After a hectic but fantastic six days in Germany, I found myself back at the airport for the return home, exhausted from the week’s events and the time difference. And in that moment, standing at my gate, hearing the sounds of a busy international airport, I had an overwhelming realization. We know what it takes for us to travel to and from Europe in this modern and technology age. HOW IN THE HELL DID OUR ANCESTORS DO IT???
Many were too poor to pay for their passage and indentured themselves to the wealthy, selling their services for a period of years in return for the price of their crossing. They left their homeland, their families: their parents, their children, their spouses, their livelihood, their home to come to a country where they had no job, no place to live, no money and most likely knew no one in the United States. And all of this is not even the actual journey.

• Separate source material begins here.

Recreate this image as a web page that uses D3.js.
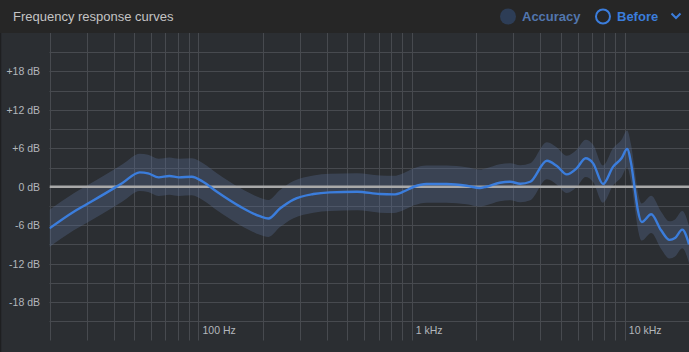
<!DOCTYPE html>
<html>
<head>
<meta charset="utf-8">
<script src="https://cdn.jsdelivr.net/npm/d3@7"></script>
<style>
    html, body { margin: 0; padding: 0; background: #2b2e32; }
    svg { display: block; font-family: "Liberation Sans", Arial, sans-serif; }
</style>
</head>
<body>
<div id="wrapper"></div>
<script>
const freqs = [20, 26, 30, 40, 44, 53, 58, 65, 73, 81, 93, 105, 122, 157, 194, 213, 241, 279,
    346, 413, 555, 710, 823, 914, 1024, 1174, 1460, 1810, 2090, 2240, 2590, 2900, 3230, 3600,
    4310, 4800, 5340, 5940, 6550, 7100, 7900, 8800, 9650, 10250, 10700, 11150, 11500, 12000,
    13300, 14800, 16200, 17200, 18600, 20000];
const beforeDb = [-6.5, -3.9, -2.7, -0.25, 0.6, 2.25, 2.1, 1.47, 1.67, 1.47, 1.56, 0.78, -0.78, -3.1, -4.6, -4.95, -3.4, -2.0,
    -1.14, -0.88, -0.78, -1.14, -1.19, -0.78, 0, 0.42, 0.42, 0.16, -0.2, 0, 0.62, 0.78, 0.47, 0.78,
    4.06, 3.23, 1.93, 2.87, 4.44, 3.65, 0.42, 3.1, 4.44, 5.9, 3.65, -0.5, -3.6, -5.5,
    -4.3, -6.8, -8.3, -8.0, -6.7, -9.0];
const accuracyDb = 2.9; // half width of the shaded band

const gridFreqs = [20, 30, 40, 50, 60, 70, 80, 90, 100, 200, 300, 400, 500, 600, 700, 800, 900,
    1000, 2000, 3000, 4000, 5000, 6000, 7000, 8000, 9000, 10000, 20000];
const gridDb = [-21, -18, -15, -12, -9, -6, -3, 0, 3, 6, 9, 12, 15, 18, 21];
const yTicks = [18, 12, 6, 0, -6, -12, -18];
const xTicks = [100, 1000, 10000];
const xTickLabels = ["100 Hz", "1 kHz", "10 kHz"];
const legendItems = ["Accuracy", "Before"];

const dimensions = {
    width: 689,
    height: 352,
    header: 33,
    plotLeft: 49.5,
    plotBottom: 340.5,
}

const data = freqs.map((f, i) => ({ f: f, db: beforeDb[i] }));

const wrapper = d3.select("#wrapper")
    .append("svg")
    .attr("width", dimensions.width)
    .attr("height", dimensions.height);

const xScale = d3.scaleLog()
    .domain([20, 20000])
    .range([dimensions.plotLeft, dimensions.width]);

const yScale = d3.scaleLinear()
    .domain([-24, 24])
    .range([dimensions.plotBottom, dimensions.header]);

// backgrounds
wrapper.append("rect")
    .attr("width", dimensions.width)
    .attr("height", dimensions.height)
    .attr("fill", "#2b2e32");

wrapper.append("rect")
    .attr("width", dimensions.width)
    .attr("height", dimensions.header)
    .attr("fill", "#262626");

wrapper.append("line")
    .attr("x1", 0.5).attr("x2", 0.5)
    .attr("y1", dimensions.header).attr("y2", dimensions.height)
    .attr("stroke", "#1e1f21")
    .attr("stroke-width", 1.5);

// grid
const grid = wrapper.append("g");

grid.selectAll(".h-grid")
    .data(gridDb)
    .enter()
    .append("line")
    .attr("class", "h-grid")
    .attr("x1", dimensions.plotLeft)
    .attr("x2", dimensions.width)
    .attr("y1", d => Math.round(yScale(d)) + 0.5)
    .attr("y2", d => Math.round(yScale(d)) + 0.5)
    .attr("stroke", "#474a4f");

grid.selectAll(".v-grid")
    .data(gridFreqs)
    .enter()
    .append("line")
    .attr("class", "v-grid")
    .attr("x1", d => Math.round(xScale(d)) + 0.5)
    .attr("x2", d => Math.round(xScale(d)) + 0.5)
    .attr("y1", dimensions.header)
    .attr("y2", dimensions.plotBottom)
    .attr("stroke", "#474a4f");

// clip to the plot
wrapper.append("clipPath")
    .attr("id", "plot-clip")
    .append("rect")
    .attr("x", dimensions.plotLeft)
    .attr("y", dimensions.header)
    .attr("width", dimensions.width - dimensions.plotLeft)
    .attr("height", dimensions.plotBottom - dimensions.header);

const bounds = wrapper.append("g")
    .attr("clip-path", "url(#plot-clip)");

const band = d3.area()
    .x(d => xScale(d.f))
    .y0(d => yScale(d.db - accuracyDb))
    .y1(d => yScale(d.db + accuracyDb))
    .curve(d3.curveMonotoneX);

bounds.append("path")
    .datum(data)
    .attr("d", band)
    .attr("fill", "rgb(92, 112, 152)")
    .attr("fill-opacity", 0.33);

bounds.append("line")
    .attr("x1", dimensions.plotLeft)
    .attr("x2", dimensions.width)
    .attr("y1", yScale(0))
    .attr("y2", yScale(0))
    .attr("stroke", "#a9a9a9")
    .attr("stroke-width", 2.5);

const line = d3.line()
    .x(d => xScale(d.f))
    .y(d => yScale(d.db))
    .curve(d3.curveMonotoneX);

bounds.append("path")
    .datum(data)
    .attr("d", line)
    .attr("fill", "none")
    .attr("stroke", "#3b7ddc")
    .attr("stroke-width", 2.4)
    .attr("stroke-linejoin", "round");

// axes
const yAxis = wrapper.append("g")
    .attr("transform", `translate(40, 0)`)
    .call(d3.axisLeft(yScale)
        .tickValues(yTicks)
        .tickSize(0)
        .tickPadding(0)
        .tickFormat(d => (d > 0 ? "+" : "") + d + " dB"));

const xAxis = wrapper.append("g")
    .attr("transform", `translate(0, 326)`)
    .call(d3.axisBottom(xScale)
        .tickValues(xTicks)
        .tickSize(0)
        .tickPadding(0)
        .tickFormat((d, i) => xTickLabels[i]));

wrapper.selectAll(".domain").remove();

yAxis.selectAll(".tick text")
    .attr("fill", "#b3b7bc")
    .attr("font-size", "10.5px")
    .attr("font-family", "Liberation Sans, Arial, sans-serif");

xAxis.selectAll(".tick text")
    .attr("fill", "#b3b7bc")
    .attr("font-size", "10.5px")
    .attr("font-family", "Liberation Sans, Arial, sans-serif")
    .attr("text-anchor", "start")
    .attr("dx", 3.5)
    .attr("dy", "0.75em");

// header
wrapper.append("text")
    .attr("x", 13)
    .attr("y", 21)
    .attr("fill", "#c4c4c4")
    .attr("font-size", "13px")
    .text("Frequency response curves");

const legend = wrapper.append("g");

legend.append("circle")
    .attr("cx", 508)
    .attr("cy", 16.5)
    .attr("r", 8)
    .attr("fill", "#2d3d56");

legend.append("text")
    .attr("x", 522)
    .attr("y", 21)
    .attr("fill", "#5276ae")
    .attr("font-size", "13px")
    .attr("font-weight", "bold")
    .text(legendItems[0]);

legend.append("circle")
    .attr("cx", 603)
    .attr("cy", 16.5)
    .attr("r", 7)
    .attr("fill", "none")
    .attr("stroke", "#3b7ddc")
    .attr("stroke-width", 2);

legend.append("text")
    .attr("x", 617)
    .attr("y", 21)
    .attr("fill", "#3b7ddc")
    .attr("font-size", "13px")
    .attr("font-weight", "bold")
    .text(legendItems[1]);

legend.append("path")
    .attr("d", "M671.5,13.5 L676,18 L680.5,13.5")
    .attr("fill", "none")
    .attr("stroke", "#3b7ddc")
    .attr("stroke-width", 2);
</script>
</body>
</html>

They were crammed into very close quarters, defenseless against the whims of the sea. They endured hardships unimaginable to us today. Our plane was a double-decker and as my friend and I found our seats on the lower level, I joked that we were in steerage. But I have not one speck,of a clue as to what the people with my blood in their veins suffered so that I could fly back from whence they came several lifetimes later. Above, the longest paragraph ever written on this blog,documents my recent travel overseas while the conditions that my ancestors faced is a mere few sentences. My ignorance of their experience is as vast as the ocean they sailed. But as I boarded the plane to come home it felt like a magic carpet in comparison and I wondered if they had thought about their future descendants as they made their long voyag. Although I don’t know how they did it, I was there with them, the smallest of cells existing far beyond their hopes for tomorrow. I believed that somehow, someway, they wee on that flight with me. Second row from the back, humbled and grateful, together we travelled to America.